• **Collected data**
- - - - - - -
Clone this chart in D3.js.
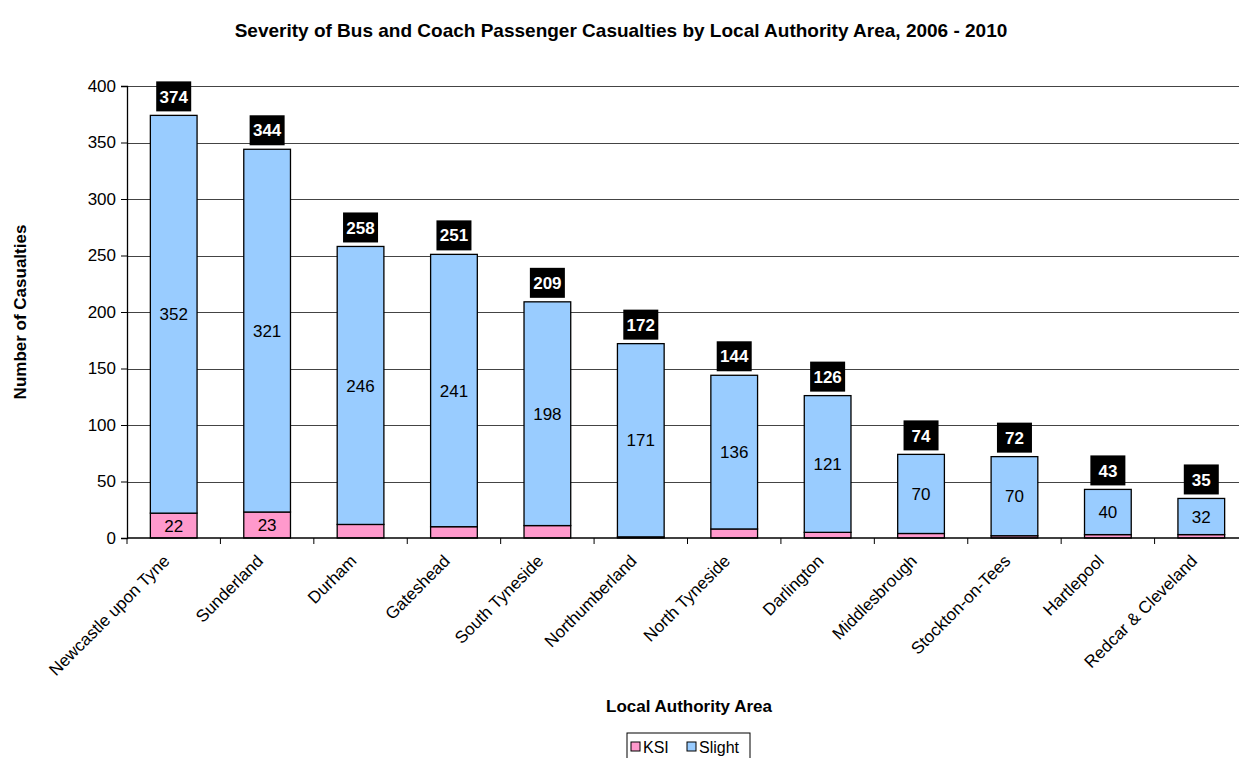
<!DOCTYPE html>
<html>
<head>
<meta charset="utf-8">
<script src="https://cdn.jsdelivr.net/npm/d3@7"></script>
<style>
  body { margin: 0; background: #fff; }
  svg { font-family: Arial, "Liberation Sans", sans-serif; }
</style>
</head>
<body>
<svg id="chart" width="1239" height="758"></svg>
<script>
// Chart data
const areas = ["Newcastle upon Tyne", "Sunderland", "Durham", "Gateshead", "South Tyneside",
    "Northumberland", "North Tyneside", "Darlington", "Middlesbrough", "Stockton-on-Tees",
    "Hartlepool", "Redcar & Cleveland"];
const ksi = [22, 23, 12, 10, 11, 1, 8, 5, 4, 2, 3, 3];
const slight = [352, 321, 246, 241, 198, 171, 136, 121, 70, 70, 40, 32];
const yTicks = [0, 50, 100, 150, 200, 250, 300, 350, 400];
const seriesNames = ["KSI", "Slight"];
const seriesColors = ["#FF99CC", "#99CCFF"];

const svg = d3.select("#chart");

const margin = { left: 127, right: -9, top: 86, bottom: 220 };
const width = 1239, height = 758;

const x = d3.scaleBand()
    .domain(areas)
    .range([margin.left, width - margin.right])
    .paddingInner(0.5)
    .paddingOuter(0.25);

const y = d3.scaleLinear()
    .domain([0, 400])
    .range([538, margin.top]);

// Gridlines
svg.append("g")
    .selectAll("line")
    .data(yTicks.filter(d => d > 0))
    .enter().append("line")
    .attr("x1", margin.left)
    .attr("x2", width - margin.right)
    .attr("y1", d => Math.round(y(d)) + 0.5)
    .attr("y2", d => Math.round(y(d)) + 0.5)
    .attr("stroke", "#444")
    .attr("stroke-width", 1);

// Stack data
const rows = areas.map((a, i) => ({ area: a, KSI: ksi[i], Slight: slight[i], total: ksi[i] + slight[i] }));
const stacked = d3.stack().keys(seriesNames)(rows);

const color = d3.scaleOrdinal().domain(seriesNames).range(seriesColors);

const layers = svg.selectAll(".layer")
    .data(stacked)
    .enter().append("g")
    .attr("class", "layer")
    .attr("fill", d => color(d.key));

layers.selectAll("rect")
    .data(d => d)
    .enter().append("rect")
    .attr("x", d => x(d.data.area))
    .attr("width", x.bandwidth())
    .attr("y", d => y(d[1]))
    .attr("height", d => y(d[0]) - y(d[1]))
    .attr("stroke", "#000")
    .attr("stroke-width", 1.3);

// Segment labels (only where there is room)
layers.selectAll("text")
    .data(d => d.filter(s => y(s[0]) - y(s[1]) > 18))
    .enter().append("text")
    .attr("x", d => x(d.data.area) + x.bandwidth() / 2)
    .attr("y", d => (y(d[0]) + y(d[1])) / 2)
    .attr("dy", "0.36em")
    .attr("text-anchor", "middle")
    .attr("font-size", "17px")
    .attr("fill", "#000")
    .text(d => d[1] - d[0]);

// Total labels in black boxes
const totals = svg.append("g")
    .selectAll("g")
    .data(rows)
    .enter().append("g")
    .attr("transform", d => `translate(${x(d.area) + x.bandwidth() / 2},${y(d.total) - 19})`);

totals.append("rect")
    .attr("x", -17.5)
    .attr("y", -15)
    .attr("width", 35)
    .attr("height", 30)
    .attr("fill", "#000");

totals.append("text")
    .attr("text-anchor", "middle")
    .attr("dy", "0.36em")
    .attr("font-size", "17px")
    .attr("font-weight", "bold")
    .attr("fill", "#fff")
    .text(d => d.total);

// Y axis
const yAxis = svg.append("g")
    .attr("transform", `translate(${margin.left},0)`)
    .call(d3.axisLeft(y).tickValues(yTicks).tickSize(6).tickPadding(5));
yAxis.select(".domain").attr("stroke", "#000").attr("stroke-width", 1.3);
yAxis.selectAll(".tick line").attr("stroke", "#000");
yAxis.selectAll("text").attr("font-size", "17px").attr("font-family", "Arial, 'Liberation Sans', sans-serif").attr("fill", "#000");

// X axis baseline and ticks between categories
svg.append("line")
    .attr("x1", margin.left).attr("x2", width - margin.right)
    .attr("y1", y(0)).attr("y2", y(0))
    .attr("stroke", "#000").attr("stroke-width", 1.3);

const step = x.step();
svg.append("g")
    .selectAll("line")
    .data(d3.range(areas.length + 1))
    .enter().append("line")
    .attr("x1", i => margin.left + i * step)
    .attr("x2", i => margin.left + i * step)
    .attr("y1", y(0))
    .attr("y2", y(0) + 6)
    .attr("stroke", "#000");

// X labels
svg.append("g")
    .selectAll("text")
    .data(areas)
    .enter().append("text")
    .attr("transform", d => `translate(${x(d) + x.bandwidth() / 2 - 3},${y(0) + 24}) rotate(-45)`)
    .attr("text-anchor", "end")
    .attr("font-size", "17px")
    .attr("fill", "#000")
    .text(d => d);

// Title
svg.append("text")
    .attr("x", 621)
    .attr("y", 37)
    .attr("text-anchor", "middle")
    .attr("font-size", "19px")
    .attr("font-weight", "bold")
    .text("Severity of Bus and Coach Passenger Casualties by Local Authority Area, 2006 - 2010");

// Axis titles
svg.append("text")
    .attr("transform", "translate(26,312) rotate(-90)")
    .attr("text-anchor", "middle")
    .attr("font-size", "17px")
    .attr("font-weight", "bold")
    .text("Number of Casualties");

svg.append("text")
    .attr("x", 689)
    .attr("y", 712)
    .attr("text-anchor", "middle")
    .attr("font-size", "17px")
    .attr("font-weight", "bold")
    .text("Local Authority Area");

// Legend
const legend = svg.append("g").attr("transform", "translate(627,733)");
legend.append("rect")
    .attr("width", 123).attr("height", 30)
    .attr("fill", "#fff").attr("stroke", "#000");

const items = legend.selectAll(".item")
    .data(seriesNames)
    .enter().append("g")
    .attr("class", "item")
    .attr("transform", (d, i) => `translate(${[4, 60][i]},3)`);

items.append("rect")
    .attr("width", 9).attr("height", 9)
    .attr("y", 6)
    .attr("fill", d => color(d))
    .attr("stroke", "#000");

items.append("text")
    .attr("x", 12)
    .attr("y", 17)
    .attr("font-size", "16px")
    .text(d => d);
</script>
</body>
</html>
- - - - - - -
• **Exercise goal**
Are you able to set down all the lines above exactly, without any pictures?

• **Response for this exercise**
Clone this chart in D3.js.
<!DOCTYPE html>
<html>
<head>
<meta charset="utf-8">
<script src="https://cdn.jsdelivr.net/npm/d3@7"></script>
<style>
  body { margin: 0; background: #fff; }
  svg { font-family: Arial, "Liberation Sans", sans-serif; }
</style>
</head>
<body>
<svg id="chart" width="1239" height="758"></svg>
<script>
// Chart data
const areas = ["Newcastle upon Tyne", "Sunderland", "Durham", "Gateshead", "South Tyneside",
    "Northumberland", "North Tyneside", "Darlington", "Middlesbrough", "Stockton-on-Tees",
    "Hartlepool", "Redcar & Cleveland"];
const ksi = [22, 23, 12, 10, 11, 1, 8, 5, 4, 2, 3, 3];
const slight = [352, 321, 246, 241, 198, 171, 136, 121, 70, 70, 40, 32];
const yTicks = [0, 50, 100, 150, 200, 250, 300, 350, 400];
const seriesNames = ["KSI", "Slight"];
const seriesColors = ["#FF99CC", "#99CCFF"];

const svg = d3.select("#chart");

const margin = { left: 127, right: -9, top: 86, bottom: 220 };
const width = 1239, height = 758;

const x = d3.scaleBand()
    .domain(areas)
    .range([margin.left, width - margin.right])
    .paddingInner(0.5)
    .paddingOuter(0.25);

const y = d3.scaleLinear()
    .domain([0, 400])
    .range([538, margin.top]);

// Gridlines
svg.append("g")
    .selectAll("line")
    .data(yTicks.filter(d => d > 0))
    .enter().append("line")
    .attr("x1", margin.left)
    .attr("x2", width - margin.right)
    .attr("y1", d => Math.round(y(d)) + 0.5)
    .attr("y2", d => Math.round(y(d)) + 0.5)
    .attr("stroke", "#444")
    .attr("stroke-width", 1);

// Stack data
const rows = areas.map((a, i) => ({ area: a, KSI: ksi[i], Slight: slight[i], total: ksi[i] + slight[i] }));
const stacked = d3.stack().keys(seriesNames)(rows);

const color = d3.scaleOrdinal().domain(seriesNames).range(seriesColors);

const layers = svg.selectAll(".layer")
    .data(stacked)
    .enter().append("g")
    .attr("class", "layer")
    .attr("fill", d => color(d.key));

layers.selectAll("rect")
    .data(d => d)
    .enter().append("rect")
    .attr("x", d => x(d.data.area))
    .attr("width", x.bandwidth())
    .attr("y", d => y(d[1]))
    .attr("height", d => y(d[0]) - y(d[1]))
    .attr("stroke", "#000")
    .attr("stroke-width", 1.3);

// Segment labels (only where there is room)
layers.selectAll("text")
    .data(d => d.filter(s => y(s[0]) - y(s[1]) > 18))
    .enter().append("text")
    .attr("x", d => x(d.data.area) + x.bandwidth() / 2)
    .attr("y", d => (y(d[0]) + y(d[1])) / 2)
    .attr("dy", "0.36em")
    .attr("text-anchor", "middle")
    .attr("font-size", "17px")
    .attr("fill", "#000")
    .text(d => d[1] - d[0]);

// Total labels in black boxes
const totals = svg.append("g")
    .selectAll("g")
    .data(rows)
    .enter().append("g")
    .attr("transform", d => `translate(${x(d.area) + x.bandwidth() / 2},${y(d.total) - 19})`);

totals.append("rect")
    .attr("x", -17.5)
    .attr("y", -15)
    .attr("width", 35)
    .attr("height", 30)
    .attr("fill", "#000");

totals.append("text")
    .attr("text-anchor", "middle")
    .attr("dy", "0.36em")
    .attr("font-size", "17px")
    .attr("font-weight", "bold")
    .attr("fill", "#fff")
    .text(d => d.total);

// Y axis
const yAxis = svg.append("g")
    .attr("transform", `translate(${margin.left},0)`)
    .call(d3.axisLeft(y).tickValues(yTicks).tickSize(6).tickPadding(5));
yAxis.select(".domain").attr("stroke", "#000").attr("stroke-width", 1.3);
yAxis.selectAll(".tick line").attr("stroke", "#000");
yAxis.selectAll("text").attr("font-size", "17px").attr("font-family", "Arial, 'Liberation Sans', sans-serif").attr("fill", "#000");

// X axis baseline and ticks between categories
svg.append("line")
    .attr("x1", margin.left).attr("x2", width - margin.right)
    .attr("y1", y(0)).attr("y2", y(0))
    .attr("stroke", "#000").attr("stroke-width", 1.3);

const step = x.step();
svg.append("g")
    .selectAll("line")
    .data(d3.range(areas.length + 1))
    .enter().append("line")
    .attr("x1", i => margin.left + i * step)
    .attr("x2", i => margin.left + i * step)
    .attr("y1", y(0))
    .attr("y2", y(0) + 6)
    .attr("stroke", "#000");

// X labels
svg.append("g")
    .selectAll("text")
    .data(areas)
    .enter().append("text")
    .attr("transform", d => `translate(${x(d) + x.bandwidth() / 2 - 3},${y(0) + 24}) rotate(-45)`)
    .attr("text-anchor", "end")
    .attr("font-size", "17px")
    .attr("fill", "#000")
    .text(d => d);

// Title
svg.append("text")
    .attr("x", 621)
    .attr("y", 37)
    .attr("text-anchor", "middle")
    .attr("font-size", "19px")
    .attr("font-weight", "bold")
    .text("Severity of Bus and Coach Passenger Casualties by Local Authority Area, 2006 - 2010");

// Axis titles
svg.append("text")
    .attr("transform", "translate(26,312) rotate(-90)")
    .attr("text-anchor", "middle")
    .attr("font-size", "17px")
    .attr("font-weight", "bold")
    .text("Number of Casualties");

svg.append("text")
    .attr("x", 689)
    .attr("y", 712)
    .attr("text-anchor", "middle")
    .attr("font-size", "17px")
    .attr("font-weight", "bold")
    .text("Local Authority Area");

// Legend
const legend = svg.append("g").attr("transform", "translate(627,733)");
legend.append("rect")
    .attr("width", 123).attr("height", 30)
    .attr("fill", "#fff").attr("stroke", "#000");

const items = legend.selectAll(".item")
    .data(seriesNames)
    .enter().append("g")
    .attr("class", "item")
    .attr("transform", (d, i) => `translate(${[4, 60][i]},3)`);

items.append("rect")
    .attr("width", 9).attr("height", 9)
    .attr("y", 6)
    .attr("fill", d => color(d))
    .attr("stroke", "#000");

items.append("text")
    .attr("x", 12)
    .attr("y", 17)
    .attr("font-size", "16px")
    .text(d => d);
</script>
</body>
</html>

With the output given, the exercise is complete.